Your task is to retype the lines from the opening of the material through the line that includes "const labelledMonths = months.filter((d, i)". Do not copy the pictures.

Raw data:
····················

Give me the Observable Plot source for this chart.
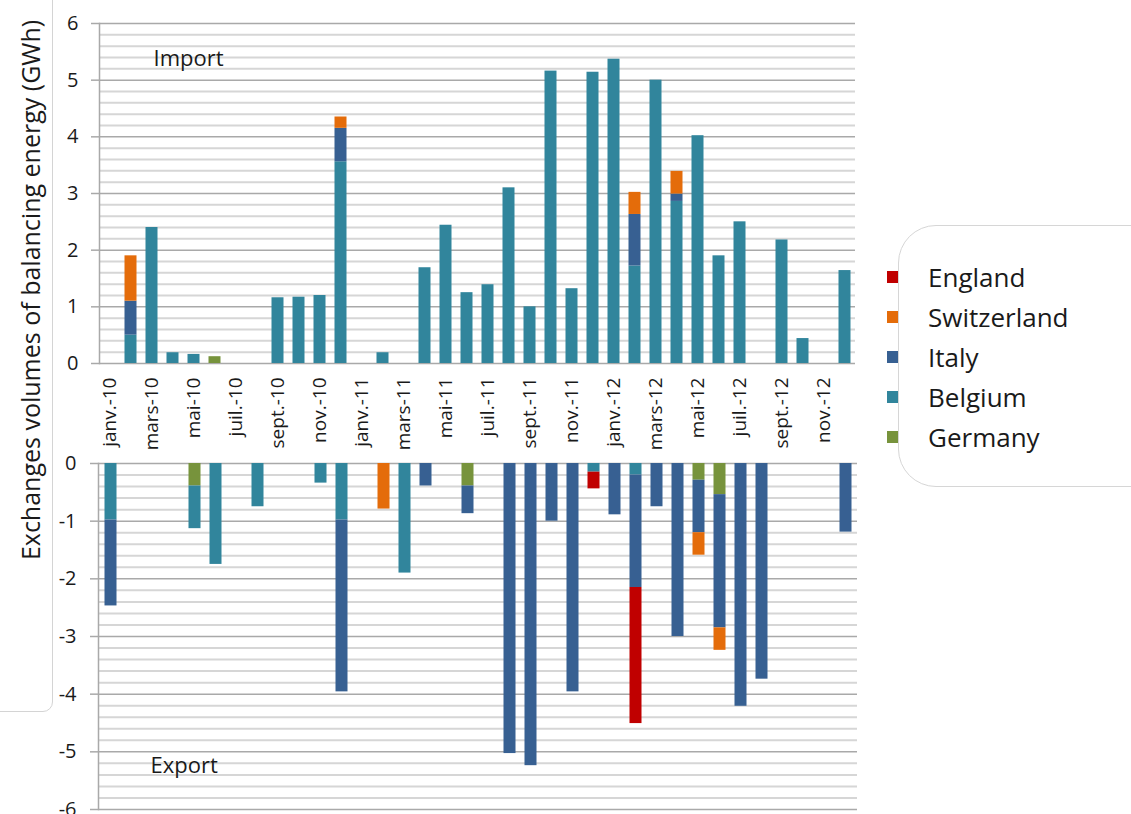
<!DOCTYPE html>
<html>
<head>
<meta charset="utf-8">
<script src="https://cdn.jsdelivr.net/npm/d3@7"></script>
<script src="https://cdn.jsdelivr.net/npm/@observablehq/plot@0.6"></script>
<style>
  html, body { margin: 0; padding: 0; background: #fff; }
  #chart { position: relative; width: 1131px; height: 814px; overflow: hidden;
           font-family: "Open Sans", sans-serif; color: #1a1a1a; }
  #chart svg { position: absolute; left: 0; }
  .ybox { position: absolute; left: -20px; top: -20px; width: 73px; height: 732px;
          border: 1px solid #d4d4d4; border-radius: 10px; box-sizing: border-box; }
  .ylabel { position: absolute; left: 30px; top: 290px; white-space: nowrap;
            transform: translate(-50%, -50%) rotate(-90deg); font-size: 25px; }
  .legend { position: absolute; left: 898px; top: 225px; width: 280px; height: 262px;
            border: 1.5px solid #d6d6d6; border-radius: 38px; box-sizing: border-box; }
  .swatch { position: absolute; left: 887px; width: 11px; height: 12px; }
  .lname { position: absolute; left: 928px; font-size: 26px; line-height: 1;
           transform: translateY(-50%); white-space: nowrap; }
</style>
</head>
<body>
<div id="chart"></div>
<script>
// Months, Jan 2010 – Dec 2012
const months = [
  "janv.-10","févr.-10","mars-10","avr.-10","mai-10","juin-10",
  "juil.-10","août-10","sept.-10","oct.-10","nov.-10","déc.-10",
  "janv.-11","févr.-11","mars-11","avr.-11","mai-11","juin-11",
  "juil.-11","août-11","sept.-11","oct.-11","nov.-11","déc.-11",
  "janv.-12","févr.-12","mars-12","avr.-12","mai-12","juin-12",
  "juil.-12","août-12","sept.-12","oct.-12","nov.-12","déc.-12"
];
// Every other month carries a tick label
const labelledMonths = months.filter((d, i) => i % 2 === 0);

// Stacking order from the zero line outwards
const countries = ["Germany", "Belgium", "Italy", "Switzerland", "England"];
const countryColors = ["#77933C", "#31859C", "#376092", "#E46C0A", "#C00000"];
const legendOrder = ["England", "Switzerland", "Italy", "Belgium", "Germany"];

// Imported balancing energy (GWh)
const importGermany = [
  0, 0, 0, 0, 0, 0.12,   0, 0, 0, 0, 0, 0,
  0, 0, 0, 0, 0, 0,      0, 0, 0, 0, 0, 0,
  0, 0, 0, 0, 0, 0,      0, 0, 0, 0, 0, 0
];
const importBelgium = [
  0, 0.50, 2.40, 0.19, 0.16, 0,      0, 0, 1.16, 1.17, 1.20, 3.56,
  0, 0.19, 0, 1.69, 2.44, 1.25,      1.39, 3.10, 1.00, 5.16, 1.32, 5.14,
  5.37, 1.72, 5.00, 2.86, 4.02, 1.90, 2.50, 0, 2.18, 0.44, 0, 1.64
];
const importItaly = [
  0, 0.60, 0, 0, 0, 0,   0, 0, 0, 0, 0, 0.59,
  0, 0, 0, 0, 0, 0,      0, 0, 0, 0, 0, 0,
  0, 0.91, 0, 0.13, 0, 0, 0, 0, 0, 0, 0, 0
];
const importSwitzerland = [
  0, 0.80, 0, 0, 0, 0,   0, 0, 0, 0, 0, 0.20,
  0, 0, 0, 0, 0, 0,      0, 0, 0, 0, 0, 0,
  0, 0.39, 0, 0.40, 0, 0, 0, 0, 0, 0, 0, 0
];
const importEngland = [
  0, 0, 0, 0, 0, 0,      0, 0, 0, 0, 0, 0,
  0, 0, 0, 0, 0, 0,      0, 0, 0, 0, 0, 0,
  0, 0, 0, 0, 0, 0,      0, 0, 0, 0, 0, 0
];

// Exported balancing energy (GWh, negative)
const exportGermany = [
  0, 0, 0, 0, -0.39, 0,  0, 0, 0, 0, 0, 0,
  0, 0, 0, 0, 0, -0.39,  0, 0, 0, 0, 0, 0,
  0, 0, 0, 0, -0.29, -0.54, 0, 0, 0, 0, 0, 0
];
const exportBelgium = [
  -0.98, 0, 0, 0, -0.74, -1.75,  0, -0.75, 0, 0, -0.34, -0.98,
  0, 0, -1.90, 0, 0, 0,          0, 0, 0, 0, 0, -0.15,
  0, -0.20, 0, 0, 0, 0,          0, 0, 0, 0, 0, 0
];
const exportItaly = [
  -1.49, 0, 0, 0, 0, 0,          0, 0, 0, 0, 0, -2.98,
  0, 0, 0, -0.39, 0, -0.48,      0, -5.03, -5.24, -1.00, -3.96, 0,
  -0.89, -1.95, -0.75, -3.00, -0.91, -2.31,  -4.21, -3.74, 0, 0, 0, -1.19
];
const exportSwitzerland = [
  0, 0, 0, 0, 0, 0,      0, 0, 0, 0, 0, 0,
  0, -0.79, 0, 0, 0, 0,  0, 0, 0, 0, 0, 0,
  0, 0, 0, 0, -0.39, -0.39, 0, 0, 0, 0, 0, 0
];
const exportEngland = [
  0, 0, 0, 0, 0, 0,      0, 0, 0, 0, 0, 0,
  0, 0, 0, 0, 0, 0,      0, 0, 0, 0, 0, -0.29,
  0, -2.36, 0, 0, 0, 0,  0, 0, 0, 0, 0, 0
];

const importSeries = {
  Germany: importGermany, Belgium: importBelgium, Italy: importItaly,
  Switzerland: importSwitzerland, England: importEngland
};
const exportSeries = {
  Germany: exportGermany, Belgium: exportBelgium, Italy: exportItaly,
  Switzerland: exportSwitzerland, England: exportEngland
};

function toRows(series) {
  const rows = [];
  for (const country of countries) {
    series[country].forEach((value, i) => {
      if (value !== 0) rows.push({month: months[i], country, value});
    });
  }
  return rows;
}
const importRows = toRows(importSeries);
const exportRows = toRows(exportSeries);

const FONT = "'Open Sans', sans-serif";
const MAJOR = "#a9a9a9";
const MINOR = "#d6d6d6";
const TEXT = "#1a1a1a";
const color = {domain: countries, range: countryColors};

// Grid positions: major lines every unit, minor every 0.2
const fifths = d3.range(0, 31).map(i => i / 5);
const upperMinor = fifths.filter((d, i) => i % 5 !== 0);
const upperMajor = d3.range(0, 7);
const lowerMinor = upperMinor.map(d => -d);
const lowerMajor = upperMajor.map(d => -d);

const barOptions = {
  x: "month", y: "value", fill: "country", order: countries,
  insetLeft: 4.5, insetRight: 4.5
};

const upper = Plot.plot({
  width: 870, height: 455,
  marginLeft: 99, marginRight: 15, marginTop: 23, marginBottom: 92,
  style: {fontFamily: FONT, background: "transparent", color: TEXT},
  x: {domain: months, padding: 0},
  y: {domain: [0, 6]},
  color,
  marks: [
    Plot.ruleY(upperMinor, {stroke: MINOR, strokeWidth: 2}),
    Plot.ruleY(upperMajor, {stroke: MAJOR, strokeWidth: 1.5}),
    Plot.frame({anchor: "left", stroke: MAJOR, strokeWidth: 1.5}),
    Plot.barY(importRows, Plot.stackY(barOptions)),
    Plot.axisY(upperMajor, {label: null, tickSize: 8, tickPadding: 13, fontSize: 20,
      stroke: MAJOR, strokeWidth: 1.5, fill: TEXT, tickFormat: d => String(d)}),
    Plot.axisX(labelledMonths, {label: null, tickRotate: -90, tickSize: 0, tickPadding: 14,
      fontSize: 19, fill: TEXT}),
    Plot.text(["Import"], {frameAnchor: "top-left", dx: 54, dy: 35,
      textAnchor: "start", lineAnchor: "middle", fontSize: 22, fill: TEXT})
  ]
});

const lower = Plot.plot({
  width: 870, height: 374,
  marginLeft: 98, marginRight: 13, marginTop: 23, marginBottom: 5,
  style: {fontFamily: FONT, background: "transparent", color: TEXT},
  x: {domain: months, padding: 0, axis: null},
  y: {domain: [-6, 0]},
  color,
  marks: [
    Plot.ruleY(lowerMinor, {stroke: MINOR, strokeWidth: 2}),
    Plot.ruleY(lowerMajor, {stroke: MAJOR, strokeWidth: 1.5}),
    Plot.frame({anchor: "left", stroke: MAJOR, strokeWidth: 1.5}),
    Plot.barY(exportRows, Plot.stackY(barOptions)),
    Plot.axisY(lowerMajor, {label: null, tickSize: 8, tickPadding: 14, fontSize: 20,
      stroke: MAJOR, strokeWidth: 1.5, fill: TEXT, tickFormat: d => String(d)}),
    Plot.text(["Export"], {frameAnchor: "top-left", dx: 52, dy: 302,
      textAnchor: "start", lineAnchor: "middle", fontSize: 22, fill: TEXT})
  ]
});

const chart = document.getElementById("chart");
upper.style.top = "0px";
lower.style.top = "440px";

const ybox = document.createElement("div");
ybox.className = "ybox";
chart.appendChild(ybox);
const ylabel = document.createElement("div");
ylabel.className = "ylabel";
ylabel.textContent = "Exchanges volumes of balancing energy (GWh)";
chart.appendChild(ylabel);

chart.appendChild(lower);
chart.appendChild(upper);

// Legend, built from the same colour scale
const legend = document.createElement("div");
legend.className = "legend";
chart.appendChild(legend);
const legendScale = upper.scale("color");
legendOrder.forEach((name, k) => {
  const cy = 277 + 40 * k;
  const sw = document.createElement("div");
  sw.className = "swatch";
  sw.style.top = (cy - 6) + "px";
  sw.style.background = legendScale.apply(name);
  chart.appendChild(sw);
  const label = document.createElement("div");
  label.className = "lname";
  label.style.top = cy + "px";
  label.textContent = name;
  chart.appendChild(label);
});
</script>
</body>
</html>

····················

Exercise answer:
Give me the Observable Plot source for this chart.
<!DOCTYPE html>
<html>
<head>
<meta charset="utf-8">
<script src="https://cdn.jsdelivr.net/npm/d3@7"></script>
<script src="https://cdn.jsdelivr.net/npm/@observablehq/plot@0.6"></script>
<style>
  html, body { margin: 0; padding: 0; background: #fff; }
  #chart { position: relative; width: 1131px; height: 814px; overflow: hidden;
           font-family: "Open Sans", sans-serif; color: #1a1a1a; }
  #chart svg { position: absolute; left: 0; }
  .ybox { position: absolute; left: -20px; top: -20px; width: 73px; height: 732px;
          border: 1px solid #d4d4d4; border-radius: 10px; box-sizing: border-box; }
  .ylabel { position: absolute; left: 30px; top: 290px; white-space: nowrap;
            transform: translate(-50%, -50%) rotate(-90deg); font-size: 25px; }
  .legend { position: absolute; left: 898px; top: 225px; width: 280px; height: 262px;
            border: 1.5px solid #d6d6d6; border-radius: 38px; box-sizing: border-box; }
  .swatch { position: absolute; left: 887px; width: 11px; height: 12px; }
  .lname { position: absolute; left: 928px; font-size: 26px; line-height: 1;
           transform: translateY(-50%); white-space: nowrap; }
</style>
</head>
<body>
<div id="chart"></div>
<script>
// Months, Jan 2010 – Dec 2012
const months = [
  "janv.-10","févr.-10","mars-10","avr.-10","mai-10","juin-10",
  "juil.-10","août-10","sept.-10","oct.-10","nov.-10","déc.-10",
  "janv.-11","févr.-11","mars-11","avr.-11","mai-11","juin-11",
  "juil.-11","août-11","sept.-11","oct.-11","nov.-11","déc.-11",
  "janv.-12","févr.-12","mars-12","avr.-12","mai-12","juin-12",
  "juil.-12","août-12","sept.-12","oct.-12","nov.-12","déc.-12"
];
// Every other month carries a tick label
const labelledMonths = months.filter((d, i) => i % 2 === 0);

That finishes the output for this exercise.